J.-C.C. : La bêtise est souvent proche de l'erreur. C'est cette passion pour la bêtise qui m'a toujours rapproché de votre recherche du faux. Voilà deux chemins rigoureusement ignorés par l'enseignement. Chaque époque a sa vérité d'un côté et ses imbécillités notoires de l'autre, énormes, mais ce n'est que cette vérité que l'enseignement se charge d'enseigner, de transmettre. En quelque sorte, la bêtise est filtrée. Oui, il y a un « politiquement correct » et un « intelligemment correct ». Autrement dit, une bonne façon de penser. Que nous le voulions ou non.

U.E. : C'est le test du papier de tournesol qui permet de déterminer si nous sommes en présence d'un acide ou d'une base. Le test du tournesol nous permettrait de savoir, dans chacun de ces cas, si nous sommes en présence d'un stupide ou d'un imbécile. Mais pour revenir à votre rapprochement entre la bêtise et le faux : le faux n'est pas forcément l'expression de la stupidité ou de l'imbécillité. C'est tout simplement une erreur. Ptolémée croyait de bonne foi que la Terre était immobile. Il commettait une erreur faute d'informations scientifiques. Mais peut-être allons-nous découvrir demain que la Terre ne tourne pas autour du Soleil et nous rendrons alors hommage à la sagacité de Ptolémée.

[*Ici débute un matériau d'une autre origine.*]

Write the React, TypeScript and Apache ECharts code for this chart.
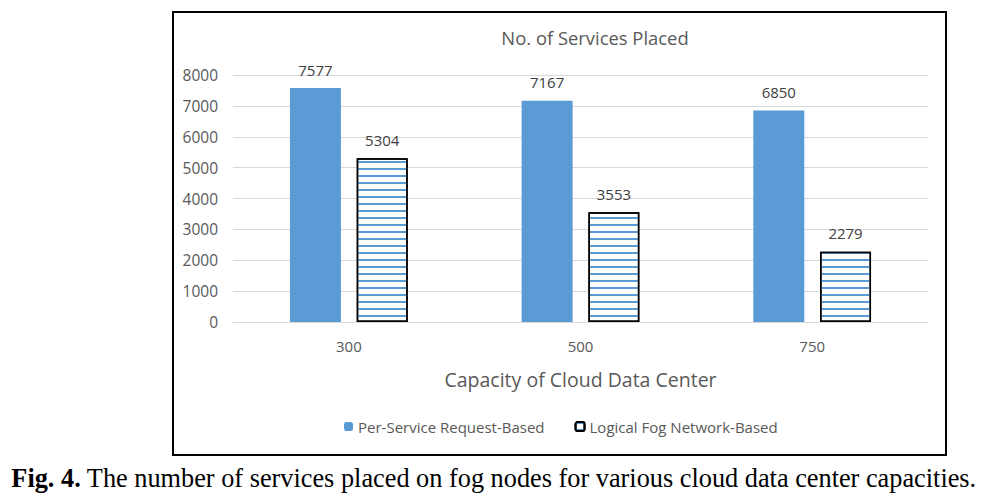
import React, { useEffect, useRef } from "react";
import * as echarts from "echarts";

const categories = ["300", "500", "750"];
const perServiceValues = [7577, 7167, 6850];
const logicalFogValues = [5304, 3553, 2279];
const seriesNames = ["Per-Service Request-Based", "Logical Fog Network-Based"];
const yTicks = { min: 0, max: 8000, interval: 1000 };

export default function App() {
  const ref = useRef<HTMLDivElement>(null);
  useEffect(() => {
    const chart = echarts.init(ref.current!, undefined, { renderer: "svg" });
    const font = "'Open Sans', Lato, sans-serif";
    const serif = "'Liberation Serif', 'DejaVu Serif', serif";
    chart.setOption({
      animation: false,
      backgroundColor: "#ffffff",
      title: {
        text: "No. of Services Placed",
        left: 590,
        textAlign: "center",
        top: 23,
        textStyle: { fontFamily: font, fontSize: 18.4, fontWeight: "normal", color: "#595959" },
      },
      grid: { left: 233, right: 60, top: 75, bottom: 178 },
      legend: {
        data: seriesNames,
        bottom: 61,
        left: 339,
        itemWidth: 9,
        itemHeight: 9,
        itemGap: 30,
        textStyle: { fontFamily: font, fontSize: 15, color: "#595959" },
      },
      xAxis: {
        type: "category",
        data: categories,
        axisLine: { lineStyle: { color: "#d9d9d9" } },
        axisTick: { show: false },
        axisLabel: { fontFamily: font, fontSize: 15, color: "#595959", margin: 16 },
        name: "Capacity of Cloud Data Center",
        nameLocation: "middle",
        nameGap: 47,
        nameTextStyle: { fontFamily: font, fontSize: 19.5, color: "#595959" },
      },
      yAxis: {
        type: "value",
        min: yTicks.min,
        max: yTicks.max,
        interval: yTicks.interval,
        axisLine: { show: false },
        axisTick: { show: false },
        splitLine: { lineStyle: { color: "#d9d9d9" } },
        axisLabel: {
          fontFamily: font,
          fontSize: 15.5,
          color: "#595959",
          margin: 15,
          formatter: (v: number) => String(v),
        },
      },
      series: [
        {
          name: seriesNames[0],
          type: "bar",
          data: perServiceValues,
          barWidth: "22%",
          barGap: "31%",
          itemStyle: { color: "#5b9bd5" },
          label: {
            show: true,
            position: "top",
            distance: 11,
            fontFamily: font,
            fontSize: 15,
            color: "#404040",
          },
        },
        {
          name: seriesNames[1],
          type: "bar",
          data: logicalFogValues,
          barWidth: "22%",
          itemStyle: {
            color: "#ffffff",
            borderColor: "#000000",
            borderWidth: 1.5,
            decal: {
              symbol: "rect",
              symbolSize: 1,
              color: "#5b9bd5",
              dashArrayX: [1, 0],
              dashArrayY: [1.5, 4.8],
              rotation: 0,
            },
          },
          label: {
            show: true,
            position: "top",
            distance: 11,
            fontFamily: font,
            fontSize: 15,
            color: "#404040",
          },
        },
      ],
      graphic: [
        {
          type: "rect",
          shape: { x: 173, y: 12, width: 773, height: 443 },
          style: { fill: "none", stroke: "#000000", lineWidth: 2 },
          silent: true,
        },
        {
          type: "text",
          left: "center",
          top: 465,
          style: {
            text: "{b|Fig. 4.} The number of services placed on fog nodes for various cloud data center capacities.",
            fontFamily: serif,
            fontSize: 26.3,
            fill: "#000000",
            rich: {
              b: {
                fontFamily: serif,
                fontSize: 26.3,
                fontWeight: "bold",
                fill: "#000000",
              },
            },
          },
        },
      ],
    });
    return () => chart.dispose();
  }, []);
  return (
    <div
      ref={ref}
      style={{ position: "absolute", left: 0, top: 0, width: 988, height: 500 }}
    />
  );
}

Agir de mauvaise foi, c'est dire le contraire de ce qu'on croit vrai. Mais nous commettons toujours l'erreur de bonne foi. L'erreur traverse donc toute l'histoire de l'humanité, et tant mieux, d'ailleurs, sinon nous serions des dieux. La notion de « faux », que j'ai étudiée, est en réalité très subtile. Il y a le faux qui résulte de l'imitation de quelque chose qualifié d'original et qui doit conserver avec son modèle une identité parfaite. Il y aura entre l'original et le faux une indiscernabilité, au sens leibnizien. L'erreur réside ici dans le fait d'attribuer une valeur de vérité à quelque chose qu'on sait être erroné. Il y a aussi le raisonnement faux de Ptolémée qui, parlant de bonne foi, se trompe. Mais il ne s'agit pas ici de faire croire que la Terre est immobile, parce que nous savons qu'en réalité elle tourne autour du Soleil. Non. Ptolémée croit vraiment que la Terre est immobile. La falsification n'a rien à voir avec ce que nous considérons avec le recul, s'agissant de Ptolémée, comme un savoir simplement erroné.

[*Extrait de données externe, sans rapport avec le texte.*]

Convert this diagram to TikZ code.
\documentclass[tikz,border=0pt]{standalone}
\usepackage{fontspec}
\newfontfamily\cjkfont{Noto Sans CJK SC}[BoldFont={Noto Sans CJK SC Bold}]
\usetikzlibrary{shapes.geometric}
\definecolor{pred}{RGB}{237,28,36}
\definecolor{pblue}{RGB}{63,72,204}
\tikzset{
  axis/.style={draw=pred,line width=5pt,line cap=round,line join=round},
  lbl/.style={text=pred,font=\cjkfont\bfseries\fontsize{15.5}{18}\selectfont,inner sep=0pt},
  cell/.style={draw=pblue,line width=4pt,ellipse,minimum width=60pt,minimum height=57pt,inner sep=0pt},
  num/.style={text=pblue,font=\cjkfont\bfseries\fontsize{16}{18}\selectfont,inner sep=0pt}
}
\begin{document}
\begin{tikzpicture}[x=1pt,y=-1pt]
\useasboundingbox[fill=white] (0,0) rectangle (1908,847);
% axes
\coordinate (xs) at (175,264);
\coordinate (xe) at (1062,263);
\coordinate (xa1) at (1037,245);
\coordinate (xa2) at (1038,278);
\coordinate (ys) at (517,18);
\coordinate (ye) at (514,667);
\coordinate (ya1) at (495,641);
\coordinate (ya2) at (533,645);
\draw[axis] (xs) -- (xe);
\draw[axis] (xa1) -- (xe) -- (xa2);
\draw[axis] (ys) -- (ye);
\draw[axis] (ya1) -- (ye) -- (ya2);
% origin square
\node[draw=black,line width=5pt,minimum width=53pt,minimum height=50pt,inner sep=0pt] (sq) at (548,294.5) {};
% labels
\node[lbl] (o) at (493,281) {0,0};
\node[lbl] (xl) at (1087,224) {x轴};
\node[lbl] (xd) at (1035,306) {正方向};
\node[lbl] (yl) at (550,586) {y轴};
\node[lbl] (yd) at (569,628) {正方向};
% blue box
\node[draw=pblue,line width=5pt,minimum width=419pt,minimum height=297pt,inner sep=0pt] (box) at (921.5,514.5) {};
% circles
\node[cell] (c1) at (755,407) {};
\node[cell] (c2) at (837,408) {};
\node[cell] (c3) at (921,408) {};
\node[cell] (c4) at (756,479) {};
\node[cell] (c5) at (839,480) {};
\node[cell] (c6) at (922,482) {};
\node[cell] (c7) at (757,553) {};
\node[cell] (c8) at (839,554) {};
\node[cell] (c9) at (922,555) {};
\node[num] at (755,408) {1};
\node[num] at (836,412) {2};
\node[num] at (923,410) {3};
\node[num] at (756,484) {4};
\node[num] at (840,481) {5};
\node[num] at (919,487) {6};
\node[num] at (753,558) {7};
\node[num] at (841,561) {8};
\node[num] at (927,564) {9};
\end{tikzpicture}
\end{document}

J.-C.C. : Avec cette précision qui ne va pas faciliter notre effort de définition : Picasso avouait qu'il pouvait faire lui aussi de faux Picasso. Il s'est même vanté d'avoir fait les meilleurs faux Picasso du monde.

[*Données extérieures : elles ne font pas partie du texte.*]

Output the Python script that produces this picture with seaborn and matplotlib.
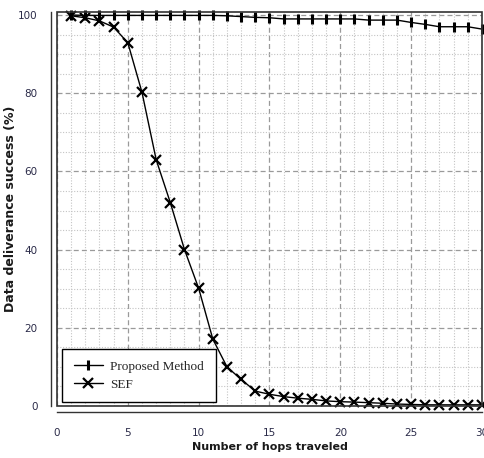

U.E. : Chirico a avoué lui aussi avoir commis de faux Chirico. Et je dois avouer avoir moi-même produit un faux Eco. Un magazine satirique italien, une sorte de Charlie Hebdo, avait préparé un numéro spécial du Corriere della Sera à propos de l'arrivée des Martiens sur la Terre. Evidemment il s'agissait d'un faux. Ils m'ont demandé un faux article de moi-même, en forme de parodie de Eco.